Mi llegada a la Universidad de Valencia coincidió con el famoso cierre de RTVV. Como es lógico, los alumnos de periodismo nos volcamos a participar en todo tipo de actividades de protesta por el cierre del ente público valenciano. Desde las aulas se nos exhortaba a tomar partido, a exigir el retorno de una televisión pública en valenciano y de calidad. Por aquel entonces fueron también relativamente frecuentes los actos en los que ex trabajadores de Canal Nou aireaban las vergüenzas que durante tanto tiempo habían escondido. Pero no importaba, había que ayudarles, había que recuperar una televisión pública que, esta vez sí, podría ser de todos. Ocurre que mientras tanto, los mismos que nos animaban a protestar, nos estaban haciendo la cama.
No lo podíamos ver entonces, pero cuando los jóvenes periodistas hablábamos de una nueva RTVV, teníamos en mente un ideal de buen periodismo. Pero cuando los antiguos trabajadores hablaban de una nueva RTVV, tenían en mente una nómina fija. Y por esa razón, la misma por la que durante tantos años hicieron y consintieron la corrupción que llevó a la ruina de RTVV, se cerró las puertas a toda una nueva generación de periodistas. Y creedme, por aquí ya huele demasiado a cerrado.
Que el nuevo ente habría de ver la luz viciado se sabía ya desde el comienzo. Desde que se aprobara la ley con la disposición transitoria novena, hecha a medida de los ex trabajadores, y que hoy se traduce en un 90% de la plantilla procedente de la extinta RTVV. Pero la orquesta siguió tocando incluso debajo del agua y continuó desde las aulas y los medios un pregón que hablaba de renovación, de justicia y de ilusión, pero que nunca habló de responsabilidades ni pidió cuentas a los que, por acción u omisión, son responsables del desastre. El premio para aquellos que hundieron o dejaron hundir el barco, ha sido un nuevo puesto en el cascarón flotante construido con los restos del naufragio.
Todo queda en casa y aquellos que tuvieron en su mano hacer las cosas bien ya repartieron desde el Botànic el pastel y no han dejado ni las migas. No reparar el daño, si es que eso aún es posible, supone, de facto, dejar en la estacada a toda una nueva generación de jóvenes periodistas. Una generación valiente, muy formada y con nuevas ideas que aportar a un entorno multimedia con el que han crecido y del que son conocedores.

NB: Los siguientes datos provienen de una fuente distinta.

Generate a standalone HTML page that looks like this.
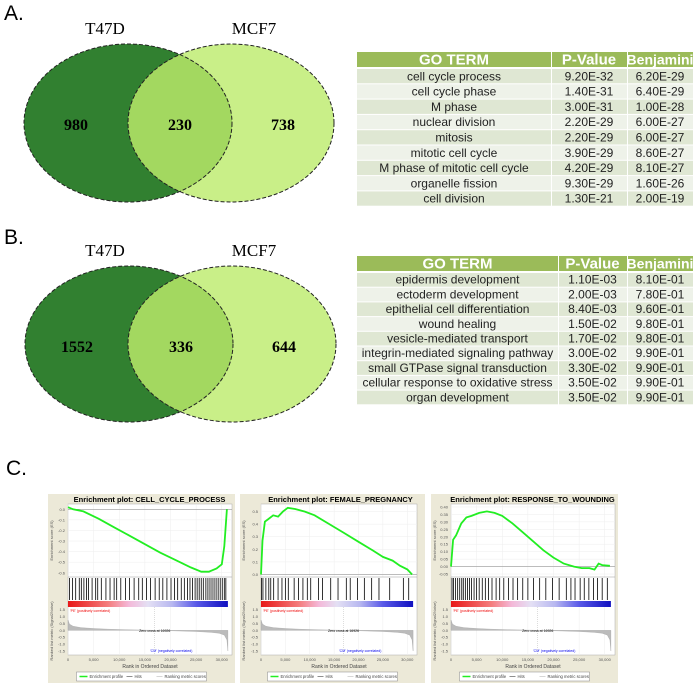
<!DOCTYPE html>
<html><head><meta charset="utf-8"><style>
html,body{margin:0;padding:0;background:#fff;}
svg{display:block;font-family:"Liberation Sans",sans-serif;}
</style></head><body>
<svg id="fig" width="700" height="689" viewBox="0 0 700 689" xmlns="http://www.w3.org/2000/svg">
<defs>
 <clipPath id="clipA"><ellipse cx="128" cy="123" rx="104" ry="79"/></clipPath>
 <clipPath id="clipB"><ellipse cx="129" cy="344" rx="104" ry="78"/></clipPath>
 <linearGradient id="cbar" x1="0" x2="1" y1="0" y2="0">
  <stop offset="0" stop-color="#e81818"/><stop offset="0.25" stop-color="#f47c7c"/>
  <stop offset="0.38" stop-color="#f4b8d8"/><stop offset="0.5" stop-color="#e4e0f4"/>
  <stop offset="0.65" stop-color="#b8b8f0"/><stop offset="0.8" stop-color="#5a5ae8"/>
  <stop offset="1" stop-color="#1010c0"/>
 </linearGradient>
</defs>
<g>
 <text x="4" y="20" font-size="21">A.</text>
 <text x="105" y="34" font-size="17" font-family="Liberation Serif,serif" text-anchor="middle">T47D</text>
 <text x="254" y="34" font-size="17" font-family="Liberation Serif,serif" text-anchor="middle">MCF7</text>
 <ellipse cx="231" cy="123" rx="103" ry="79" fill="#c9ef88"/>
 <ellipse cx="128" cy="123" rx="104" ry="79" fill="#318030"/>
 <ellipse cx="231" cy="123" rx="103" ry="79" fill="#a3d860" clip-path="url(#clipA)"/>
 <ellipse cx="128" cy="123" rx="104" ry="79" fill="none" stroke="#222" stroke-dasharray="4,2"/>
 <ellipse cx="231" cy="123" rx="103" ry="79" fill="none" stroke="#222" stroke-dasharray="4,2"/>
 <g font-family="Liberation Serif,serif" font-weight="bold" font-size="16" text-anchor="middle">
  <text x="76" y="130">980</text>
  <text x="180" y="130">230</text>
  <text x="283" y="130">738</text>
 </g>
 <g id="tableA"></g>
</g>
<g>
 <text x="4" y="244" font-size="21">B.</text>
 <text x="105" y="256" font-size="17" font-family="Liberation Serif,serif" text-anchor="middle">T47D</text>
 <text x="254" y="256" font-size="17" font-family="Liberation Serif,serif" text-anchor="middle">MCF7</text>
 <ellipse cx="232" cy="344" rx="104" ry="78" fill="#c9ef88"/>
 <ellipse cx="129" cy="344" rx="104" ry="78" fill="#318030"/>
 <ellipse cx="232" cy="344" rx="104" ry="78" fill="#a3d860" clip-path="url(#clipB)"/>
 <ellipse cx="129" cy="344" rx="104" ry="78" fill="none" stroke="#222" stroke-dasharray="4,2"/>
 <ellipse cx="232" cy="344" rx="104" ry="78" fill="none" stroke="#222" stroke-dasharray="4,2"/>
 <g font-family="Liberation Serif,serif" font-weight="bold" font-size="16" text-anchor="middle">
  <text x="77" y="352">1552</text>
  <text x="181" y="352">336</text>
  <text x="284" y="352">644</text>
 </g>
 <g id="tableB"></g>
</g>
<g>
 <text x="6" y="475" font-size="21">C.</text>
 <g id="gsea"></g>
</g>
</svg>
<script>
const NS="http://www.w3.org/2000/svg";
function mk(tag,attrs,parent,text){const e=document.createElementNS(NS,tag);for(const k in attrs)e.setAttribute(k,attrs[k]);if(text!==undefined)e.textContent=text;parent.appendChild(e);return e;}

const termsA=["cell cycle process","cell cycle phase","M phase","nuclear division","mitosis","mitotic cell cycle","M phase of mitotic cell cycle","organelle fission","cell division"];
const pvalsA=["9.20E-32","1.40E-31","3.00E-31","2.20E-29","2.20E-29","3.90E-29","4.20E-29","9.30E-29","1.30E-21"];
const benjA=["6.20E-29","6.40E-29","1.00E-28","6.00E-27","6.00E-27","8.60E-27","8.10E-27","1.60E-26","2.00E-19"];
const termsB=["epidermis development","ectoderm development","epithelial cell differentiation","wound healing","vesicle-mediated transport","integrin-mediated signaling pathway","small GTPase signal transduction","cellular response to oxidative stress","organ development"];
const pvalsB=["1.10E-03","2.00E-03","8.40E-03","1.50E-02","1.70E-02","3.00E-02","3.30E-02","3.50E-02","3.50E-02"];
const benjB=["8.10E-01","7.80E-01","9.60E-01","9.80E-01","9.80E-01","9.90E-01","9.90E-01","9.90E-01","9.90E-01"];

function drawTable(id,terms,pv,bj,top,split1,rowH){
 const g=document.getElementById(id);
 const L=357,R=693,hH=15;
 const cols=[[L,split1],[split1,627],[627,R]];
 const heads=["GO TERM","P-Value","Benjamini"];
 cols.forEach((c,i)=>{
  const r=mk('rect',{x:c[0]+(i?1:0),y:top,width:c[1]-c[0]-(i?1:0),height:hH,fill:'#9bbb59'},g);
  
  
  mk('text',{x:(c[0]+c[1])/2,y:top+12.5,'text-anchor':'middle','font-size':(i==2?14:15),'font-weight':'bold',fill:'#fff'},g,heads[i]);
 });
 terms.forEach((t,j)=>{
  const y=top+hH+2+j*rowH;
  const vals=[t,pv[j],bj[j]];
  cols.forEach((c,i)=>{
   const r=mk('rect',{x:c[0]+(i?1:0),y:y,width:c[1]-c[0]-(i?1:0),height:rowH-1,fill:(j%2==0?'#dfe7d3':'#eef2e9')},g);
   
   
   mk('text',{x:(c[0]+c[1])/2,y:y+rowH-4,'text-anchor':'middle','font-size':12,fill:'#222'},g,vals[i]);
  });
 });
}
drawTable('tableA',termsA,pvalsA,benjA,52,551,15.3);
drawTable('tableB',termsB,pvalsB,benjB,256,558,14.7);

const titles=["Enrichment plot: CELL_CYCLE_PROCESS","Enrichment plot: FEMALE_PREGNANCY","Enrichment plot: RESPONSE_TO_WOUNDING"];
const esRanks1=[0,1000,3000,6000,9000,12000,15000,18000,21000,24000,26000,27500,29000,30000,30500,31000];
const esVals1=[0.02,0.0,-0.02,-0.09,-0.17,-0.25,-0.33,-0.41,-0.48,-0.55,-0.59,-0.59,-0.56,-0.52,-0.35,0.0];
const esRanks2=[0,300,800,1500,2500,3500,4500,5500,7000,9000,11000,14000,17000,20000,23000,25000,27000,28500,30000,31000];
const esVals2=[0,0.27,0.42,0.44,0.47,0.46,0.50,0.53,0.52,0.50,0.47,0.40,0.33,0.26,0.19,0.14,0.11,0.07,0.04,0.0];
const esRanks3=[0,400,1000,2000,3000,4000,5500,7000,8500,10000,12000,14000,16000,18000,20000,22000,24000,25500,27000,28000,28800,29500,31000];
const esVals3=[0,0.18,0.21,0.29,0.33,0.34,0.36,0.37,0.36,0.34,0.29,0.23,0.17,0.11,0.06,0.02,0.0,-0.01,-0.01,-0.02,0.02,0.01,0.005];
const hits1=[300,900,1500,2200,2600,3100,3600,4000,4700,5400,5800,6500,7400,8200,9000,9500,10300,11200,12000,12900,13800,14500,15300,16100,17000,17800,18500,19300,20100,20800,21400,22100,22700,23300,23800,24300,24800,25200,25600,26000,26400,26900,27300,27700,28100,28500,28900,29300,29700,30100,30500,30800];
const hits2=[100,400,1000,1600,2000,2600,3500,4300,5000,5600,6800,7700,8600,9500,10200,11800,12600,14300,15800,17500,18300,19800,21200,22700,24200,26400,29200,30300];
const hits3=[200,500,900,1300,1700,2100,2400,2800,3200,3600,4000,4500,5000,5500,6100,6700,7300,8000,8800,9500,10300,11200,12100,13000,14000,15000,16100,17300,18500,19800,21100,22500,23400,24200,25200,26000,26900,27800,28600,29500,30500];
const esTicks1=[0.0,-0.1,-0.2,-0.3,-0.4,-0.5,-0.6];
const esTicks2=[0.0,0.1,0.2,0.3,0.4,0.5];
const esTicks3=[0.40,0.35,0.30,0.25,0.20,0.15,0.10,0.05,0.00,-0.05];
const esDomains=[[-0.64,0.05],[-0.02,0.56],[-0.07,0.42]];
const metricRanks=[0,300,1000,2500,5000,8000,12000,16926,21000,25000,28000,29500,30500,31000,31200];
const metricVals=[0.75,0.45,0.3,0.2,0.13,0.08,0.04,0,-0.04,-0.09,-0.15,-0.22,-0.35,-0.7,-1.5];
const metricTicks=[1.5,1.0,0.5,0.0,-0.5,-1.0,-1.5];
const rankTicks=[0,5000,10000,15000,20000,25000,30000];
const rankTickLabels=["0","5,000","10,000","15,000","20,000","25,000","30,000"];
const zeroCross=16926;

const layouts=[{x0:48,w:187,pl:68,pr:232},{x0:240,w:185,pl:261,pr:417},{x0:431,w:187,pl:451,pr:615}];
const esList=[[esRanks1,esVals1],[esRanks2,esVals2],[esRanks3,esVals3]];
const hitList=[hits1,hits2,hits3];
const tickList=[esTicks1,esTicks2,esTicks3];
const gs=document.getElementById('gsea');

layouts.forEach((L,i)=>{
 const g=mk('g',{},gs);
 
 
 const rankMax=32000;
 const xs=r=>L.pl+(r/rankMax)*(L.pr-L.pl);
 const T1=504,B1=577,T2=577,B2=601,T3=601,B3=607,T4=607,B4=655;
 const dom=esDomains[i];
 const ys=v=>B1-(v-dom[0])/(dom[1]-dom[0])*(B1-T1);
 const ym=v=>B4-(v+1.8)/(3.5)*(B4-T4);
 mk('rect',{x:L.x0,y:494,width:L.w,height:189,fill:'#ece9d8'},g);
 const t=mk('text',{x:L.x0+L.w/2+8,y:502,'text-anchor':'middle','font-size':7.5,'font-weight':'bold'},g,titles[i]);
 
 
 mk('rect',{x:L.pl,y:T1,width:L.pr-L.pl,height:B4-T1,fill:'#fff',stroke:'#aaa','stroke-width':0.5},g);
 rankTicks.forEach(r=>{mk('line',{x1:xs(r),x2:xs(r),y1:T1,y2:B1,stroke:'#eee','stroke-width':0.5},g);mk('line',{x1:xs(r),x2:xs(r),y1:T4,y2:B4,stroke:'#eee','stroke-width':0.5},g);});
 tickList[i].forEach(v=>{mk('line',{x1:L.pl,x2:L.pr,y1:ys(v),y2:ys(v),stroke:'#eee','stroke-width':0.5},g);
  mk('text',{x:L.pl-3,y:ys(v)+1.5,'text-anchor':'end','font-size':4,fill:'#555'},g,v.toFixed(i==2?2:1));});
 mk('line',{x1:L.pl,x2:L.pr,y1:ys(0),y2:ys(0),stroke:'#999','stroke-width':0.6},g);
 mk('line',{x1:L.pl,x2:L.pr,y1:B1,y2:B1,stroke:'#999','stroke-width':0.5},g);
 mk('text',{x:0,y:0,'font-size':4,fill:'#555','text-anchor':'middle',transform:`translate(${L.x0+5},${(T1+B1)/2}) rotate(-90)`},g,'Enrichment score (ES)');
 const [er,ev]=esList[i];
 const pts=er.map((r,k)=>xs(r).toFixed(1)+','+ys(ev[k]).toFixed(1)).join(' ');
 const es=mk('polyline',{points:pts,fill:'none',stroke:'#22ee22','stroke-width':1.8},g);
 
 
 hitList[i].forEach(r=>{
  const h=mk('line',{x1:xs(r),x2:xs(r),y1:T2+1,y2:B2-1,stroke:'#000','stroke-width':0.8},g);
  
  
 });
 mk('rect',{x:L.pl,y:T3,width:xs(31200)-L.pl,height:B3-T3,fill:'url(#cbar)'},g);
 metricTicks.forEach(v=>mk('text',{x:L.pl-3,y:ym(v)+1.5,'text-anchor':'end','font-size':4,fill:'#555'},g,v.toFixed(1)));
 let d='M'+xs(metricRanks[0])+','+ym(0);
 metricRanks.forEach((r,k)=>d+=' L'+xs(r).toFixed(1)+','+ym(metricVals[k]).toFixed(1));
 d+=' L'+xs(metricRanks[metricRanks.length-1])+','+ym(0)+'Z';
 const m=mk('path',{d:d,fill:'#bbb',stroke:'#999','stroke-width':0.3},g);
 
 
 mk('line',{x1:xs(zeroCross),x2:xs(zeroCross),y1:T4,y2:B4,stroke:'#bbb','stroke-width':0.5,'stroke-dasharray':'1,1'},g);
 mk('text',{x:xs(zeroCross),y:ym(0)+1.5,'text-anchor':'middle','font-size':3.5},g,'Zero cross at '+zeroCross);
 mk('text',{x:L.pl+2,y:T4+5,'font-size':3.5,fill:'#e00'},g,"'PE' (positively correlated)");
 mk('text',{x:xs(16000),y:B4-3,'font-size':3.5,fill:'#00e'},g,"'CM' (negatively correlated)");
 mk('text',{x:0,y:0,'font-size':4,fill:'#555','text-anchor':'middle',transform:`translate(${L.x0+5},${(T4+B4)/2}) rotate(-90)`},g,'Ranked list metric (Signal2Noise)');
 rankTicks.forEach((r,k)=>mk('text',{x:xs(r),y:661,'text-anchor':'middle','font-size':4,fill:'#555'},g,rankTickLabels[k]));
 mk('text',{x:(L.pl+L.pr)/2,y:668,'text-anchor':'middle','font-size':5,fill:'#444'},g,'Rank in Ordered Dataset');
 const lx=L.x0+L.w/2-65;
 const lg=mk('g',{},g);
 
 
 mk('rect',{x:lx,y:672,width:130,height:9,fill:'#fff',stroke:'#888','stroke-width':0.5},lg);
 mk('line',{x1:lx+3,x2:lx+11,y1:676.5,y2:676.5,stroke:'#22ee22','stroke-width':1.5},lg);
 mk('text',{x:lx+13,y:678,'font-size':4.2,fill:'#444'},lg,'Enrichment profile');
 mk('line',{x1:lx+50,x2:lx+56,y1:676.5,y2:676.5,stroke:'#444','stroke-width':0.6},lg);
 mk('text',{x:lx+58,y:678,'font-size':4.2,fill:'#444'},lg,'Hits');
 mk('line',{x1:lx+80,x2:lx+86,y1:676.5,y2:676.5,stroke:'#bbb','stroke-width':0.6},lg);
 mk('text',{x:lx+88,y:678,'font-size':4.2,fill:'#444'},lg,'Ranking metric scores');
});
</script>
</body></html>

Si de algo hemos pecado los jóvenes, y seguro que lo hemos hecho, es de inacción y pesimismo. Sufrimos la apatía que la constante caída en picado del sector ha marcado a fuego en nosotros, ya desde el cierre de RTVV a nuestra llegada. Lo hemos mamado día a día y se ha instalado en nuestras cabezas que esto es así, que no hay nada que hacer, que no hay alternativa al compadreo, a la Cosa Nostra y al periodismo de amiguetes. Es lógico, ¿cómo no íbamos a estarlo?, si los mismos profesores que nos formaron son los que nos cierran ahora las puertas. ¿Tan poco confían en el fruto de su trabajo diario en las aulas? Nos mintieron a la cara y en esas seguimos, pagando los platos rotos de los que nos han excluido del tablero, con la certeza de que un día volveremos al juego. Pero hasta que llegue ese día, danzad, malditos, danzad.